Produce nothing but an exact copy of the lines from the one containing "Rebuild this chart" through the one containing "const gwPC2 = [-8.2, -9.2, -9.4];", and do not carry over pictures.

── RECORD LIST

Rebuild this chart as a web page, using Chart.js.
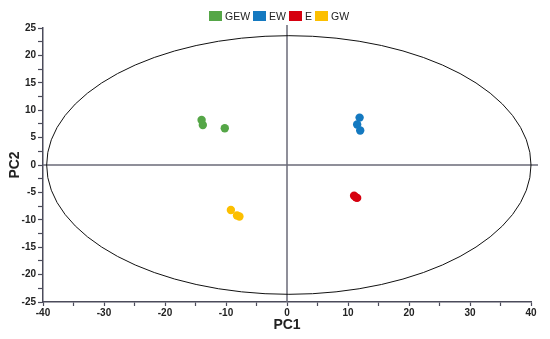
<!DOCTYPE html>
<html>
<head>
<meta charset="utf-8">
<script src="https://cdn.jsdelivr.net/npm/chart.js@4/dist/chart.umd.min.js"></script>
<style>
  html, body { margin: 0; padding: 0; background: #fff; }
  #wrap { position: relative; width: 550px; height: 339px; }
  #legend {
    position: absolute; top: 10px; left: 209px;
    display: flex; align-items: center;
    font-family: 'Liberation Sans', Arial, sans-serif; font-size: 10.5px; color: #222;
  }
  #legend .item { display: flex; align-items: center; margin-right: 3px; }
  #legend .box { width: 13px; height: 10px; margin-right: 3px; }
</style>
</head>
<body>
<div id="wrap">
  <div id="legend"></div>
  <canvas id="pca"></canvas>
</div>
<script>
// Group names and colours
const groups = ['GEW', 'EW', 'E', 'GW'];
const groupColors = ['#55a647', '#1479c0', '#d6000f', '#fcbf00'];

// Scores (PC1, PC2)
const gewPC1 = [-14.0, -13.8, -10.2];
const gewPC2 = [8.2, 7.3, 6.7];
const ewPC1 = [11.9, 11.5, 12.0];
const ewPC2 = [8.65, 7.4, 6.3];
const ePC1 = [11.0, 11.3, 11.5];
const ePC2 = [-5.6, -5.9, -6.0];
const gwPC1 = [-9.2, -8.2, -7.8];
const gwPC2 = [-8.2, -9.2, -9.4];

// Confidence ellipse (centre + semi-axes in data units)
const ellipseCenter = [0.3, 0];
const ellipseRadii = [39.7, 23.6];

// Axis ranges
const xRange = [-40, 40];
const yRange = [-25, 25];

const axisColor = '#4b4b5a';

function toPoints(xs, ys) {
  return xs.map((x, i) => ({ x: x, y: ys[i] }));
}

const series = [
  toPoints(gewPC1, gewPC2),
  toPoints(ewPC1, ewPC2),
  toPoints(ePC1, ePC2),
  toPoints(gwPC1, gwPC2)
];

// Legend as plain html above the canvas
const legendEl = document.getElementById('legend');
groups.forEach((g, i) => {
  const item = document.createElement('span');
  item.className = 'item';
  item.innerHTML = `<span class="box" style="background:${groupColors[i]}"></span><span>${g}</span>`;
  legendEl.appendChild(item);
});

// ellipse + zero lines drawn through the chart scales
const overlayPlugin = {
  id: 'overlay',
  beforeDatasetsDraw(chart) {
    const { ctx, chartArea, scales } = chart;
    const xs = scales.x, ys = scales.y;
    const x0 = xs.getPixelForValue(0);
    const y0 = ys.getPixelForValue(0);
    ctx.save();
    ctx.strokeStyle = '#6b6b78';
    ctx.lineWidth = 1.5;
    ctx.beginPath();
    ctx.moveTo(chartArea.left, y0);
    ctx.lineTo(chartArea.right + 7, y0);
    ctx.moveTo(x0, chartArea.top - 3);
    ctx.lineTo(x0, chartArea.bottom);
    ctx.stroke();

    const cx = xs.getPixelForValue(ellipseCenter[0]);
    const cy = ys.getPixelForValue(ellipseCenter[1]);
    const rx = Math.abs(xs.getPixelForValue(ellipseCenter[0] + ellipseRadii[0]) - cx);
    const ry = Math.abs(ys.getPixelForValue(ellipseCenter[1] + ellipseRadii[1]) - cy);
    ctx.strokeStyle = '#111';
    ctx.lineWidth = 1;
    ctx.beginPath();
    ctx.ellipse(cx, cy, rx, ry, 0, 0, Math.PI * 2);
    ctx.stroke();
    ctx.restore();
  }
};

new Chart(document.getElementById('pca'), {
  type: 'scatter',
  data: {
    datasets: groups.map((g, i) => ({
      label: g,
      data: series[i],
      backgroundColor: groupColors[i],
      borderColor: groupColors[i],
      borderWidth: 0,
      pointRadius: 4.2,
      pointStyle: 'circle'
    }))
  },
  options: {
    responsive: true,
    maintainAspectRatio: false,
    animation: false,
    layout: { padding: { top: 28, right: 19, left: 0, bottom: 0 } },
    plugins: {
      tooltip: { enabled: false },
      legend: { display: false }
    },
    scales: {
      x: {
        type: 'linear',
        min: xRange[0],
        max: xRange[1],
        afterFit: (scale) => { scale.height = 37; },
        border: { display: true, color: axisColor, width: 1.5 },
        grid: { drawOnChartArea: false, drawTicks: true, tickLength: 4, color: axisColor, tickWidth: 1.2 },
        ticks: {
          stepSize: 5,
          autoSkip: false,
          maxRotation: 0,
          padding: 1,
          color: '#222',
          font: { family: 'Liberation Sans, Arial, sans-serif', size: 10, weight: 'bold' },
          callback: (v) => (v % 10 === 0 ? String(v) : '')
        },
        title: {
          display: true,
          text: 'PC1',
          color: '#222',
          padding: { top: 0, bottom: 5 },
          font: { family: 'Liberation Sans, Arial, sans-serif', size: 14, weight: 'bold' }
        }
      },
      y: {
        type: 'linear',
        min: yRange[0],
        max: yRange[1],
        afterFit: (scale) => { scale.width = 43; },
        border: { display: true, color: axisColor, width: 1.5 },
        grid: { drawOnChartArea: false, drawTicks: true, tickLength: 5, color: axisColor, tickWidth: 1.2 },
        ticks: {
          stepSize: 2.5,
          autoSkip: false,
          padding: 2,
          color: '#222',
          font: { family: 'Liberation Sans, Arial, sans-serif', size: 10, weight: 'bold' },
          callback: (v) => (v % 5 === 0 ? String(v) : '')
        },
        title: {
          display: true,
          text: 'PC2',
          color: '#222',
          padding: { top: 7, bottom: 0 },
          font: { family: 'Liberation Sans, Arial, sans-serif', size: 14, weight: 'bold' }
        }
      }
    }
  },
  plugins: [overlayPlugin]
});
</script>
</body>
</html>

────
── RECORD LIST

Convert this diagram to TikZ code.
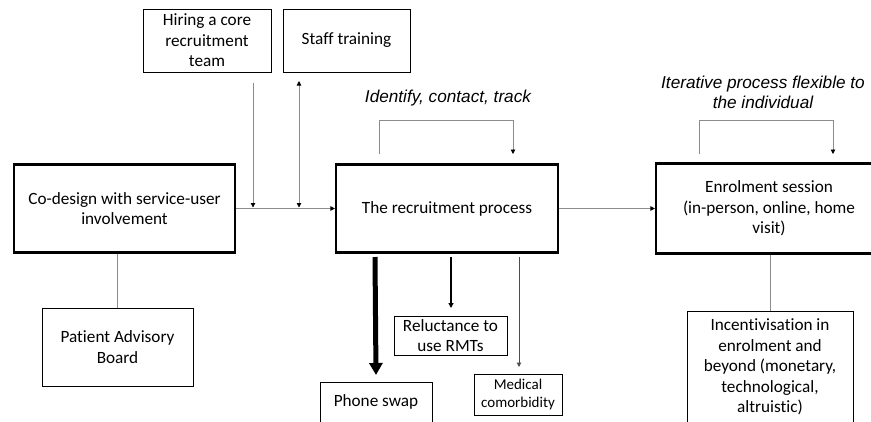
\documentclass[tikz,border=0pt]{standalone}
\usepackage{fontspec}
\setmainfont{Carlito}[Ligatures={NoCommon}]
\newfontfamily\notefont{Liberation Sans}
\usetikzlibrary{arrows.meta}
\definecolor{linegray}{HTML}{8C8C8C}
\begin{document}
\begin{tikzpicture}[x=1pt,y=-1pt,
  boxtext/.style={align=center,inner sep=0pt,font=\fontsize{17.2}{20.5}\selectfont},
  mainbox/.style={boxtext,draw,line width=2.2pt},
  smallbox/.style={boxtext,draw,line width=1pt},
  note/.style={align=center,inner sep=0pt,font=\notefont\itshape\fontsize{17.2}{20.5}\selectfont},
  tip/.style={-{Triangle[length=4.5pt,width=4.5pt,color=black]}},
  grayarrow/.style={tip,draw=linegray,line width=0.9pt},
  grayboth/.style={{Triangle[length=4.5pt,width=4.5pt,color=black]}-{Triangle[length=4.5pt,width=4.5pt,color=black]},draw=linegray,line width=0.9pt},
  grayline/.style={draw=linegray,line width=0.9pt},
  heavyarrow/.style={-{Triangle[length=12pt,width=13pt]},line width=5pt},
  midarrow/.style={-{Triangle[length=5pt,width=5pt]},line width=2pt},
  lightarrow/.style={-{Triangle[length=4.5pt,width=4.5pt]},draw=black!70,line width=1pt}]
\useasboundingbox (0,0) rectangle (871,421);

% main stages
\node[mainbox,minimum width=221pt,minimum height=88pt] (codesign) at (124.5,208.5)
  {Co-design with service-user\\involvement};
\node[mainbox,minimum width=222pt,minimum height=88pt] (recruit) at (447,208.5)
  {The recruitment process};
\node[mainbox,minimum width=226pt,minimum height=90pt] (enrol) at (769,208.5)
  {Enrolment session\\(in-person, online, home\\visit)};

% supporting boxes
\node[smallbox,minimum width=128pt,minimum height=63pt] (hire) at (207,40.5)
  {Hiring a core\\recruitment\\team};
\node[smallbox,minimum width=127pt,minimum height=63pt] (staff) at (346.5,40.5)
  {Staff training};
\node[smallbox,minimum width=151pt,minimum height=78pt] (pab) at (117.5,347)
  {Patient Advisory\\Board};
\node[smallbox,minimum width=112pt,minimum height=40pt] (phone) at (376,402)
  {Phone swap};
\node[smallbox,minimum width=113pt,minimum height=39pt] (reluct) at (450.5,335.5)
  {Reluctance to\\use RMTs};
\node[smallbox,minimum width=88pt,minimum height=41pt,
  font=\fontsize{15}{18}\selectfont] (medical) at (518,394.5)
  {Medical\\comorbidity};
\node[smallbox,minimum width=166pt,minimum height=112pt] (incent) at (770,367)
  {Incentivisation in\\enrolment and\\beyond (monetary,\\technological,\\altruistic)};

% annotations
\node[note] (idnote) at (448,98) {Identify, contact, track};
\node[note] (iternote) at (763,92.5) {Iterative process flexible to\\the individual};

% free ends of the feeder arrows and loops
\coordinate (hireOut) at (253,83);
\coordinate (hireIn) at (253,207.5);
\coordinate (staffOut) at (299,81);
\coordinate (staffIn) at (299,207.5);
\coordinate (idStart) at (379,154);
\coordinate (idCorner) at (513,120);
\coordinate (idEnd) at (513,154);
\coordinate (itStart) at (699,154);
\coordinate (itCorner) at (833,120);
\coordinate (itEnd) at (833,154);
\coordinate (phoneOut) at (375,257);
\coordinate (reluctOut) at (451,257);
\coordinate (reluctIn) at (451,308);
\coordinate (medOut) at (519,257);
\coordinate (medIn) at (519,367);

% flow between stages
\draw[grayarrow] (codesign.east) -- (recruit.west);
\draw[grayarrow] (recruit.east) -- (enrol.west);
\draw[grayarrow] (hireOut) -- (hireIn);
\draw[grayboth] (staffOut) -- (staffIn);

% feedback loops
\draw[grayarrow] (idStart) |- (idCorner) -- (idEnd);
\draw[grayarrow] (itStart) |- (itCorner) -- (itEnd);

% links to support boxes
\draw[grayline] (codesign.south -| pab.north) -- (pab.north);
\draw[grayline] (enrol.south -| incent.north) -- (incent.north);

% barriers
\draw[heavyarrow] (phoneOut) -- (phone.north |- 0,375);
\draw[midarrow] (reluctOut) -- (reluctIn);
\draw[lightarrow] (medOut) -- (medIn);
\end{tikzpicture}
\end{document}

────

* PROBLEM SOLUTION:
Rebuild this chart as a web page, using Chart.js.
<!DOCTYPE html>
<html>
<head>
<meta charset="utf-8">
<script src="https://cdn.jsdelivr.net/npm/chart.js@4/dist/chart.umd.min.js"></script>
<style>
  html, body { margin: 0; padding: 0; background: #fff; }
  #wrap { position: relative; width: 550px; height: 339px; }
  #legend {
    position: absolute; top: 10px; left: 209px;
    display: flex; align-items: center;
    font-family: 'Liberation Sans', Arial, sans-serif; font-size: 10.5px; color: #222;
  }
  #legend .item { display: flex; align-items: center; margin-right: 3px; }
  #legend .box { width: 13px; height: 10px; margin-right: 3px; }
</style>
</head>
<body>
<div id="wrap">
  <div id="legend"></div>
  <canvas id="pca"></canvas>
</div>
<script>
// Group names and colours
const groups = ['GEW', 'EW', 'E', 'GW'];
const groupColors = ['#55a647', '#1479c0', '#d6000f', '#fcbf00'];

// Scores (PC1, PC2)
const gewPC1 = [-14.0, -13.8, -10.2];
const gewPC2 = [8.2, 7.3, 6.7];
const ewPC1 = [11.9, 11.5, 12.0];
const ewPC2 = [8.65, 7.4, 6.3];
const ePC1 = [11.0, 11.3, 11.5];
const ePC2 = [-5.6, -5.9, -6.0];
const gwPC1 = [-9.2, -8.2, -7.8];
const gwPC2 = [-8.2, -9.2, -9.4];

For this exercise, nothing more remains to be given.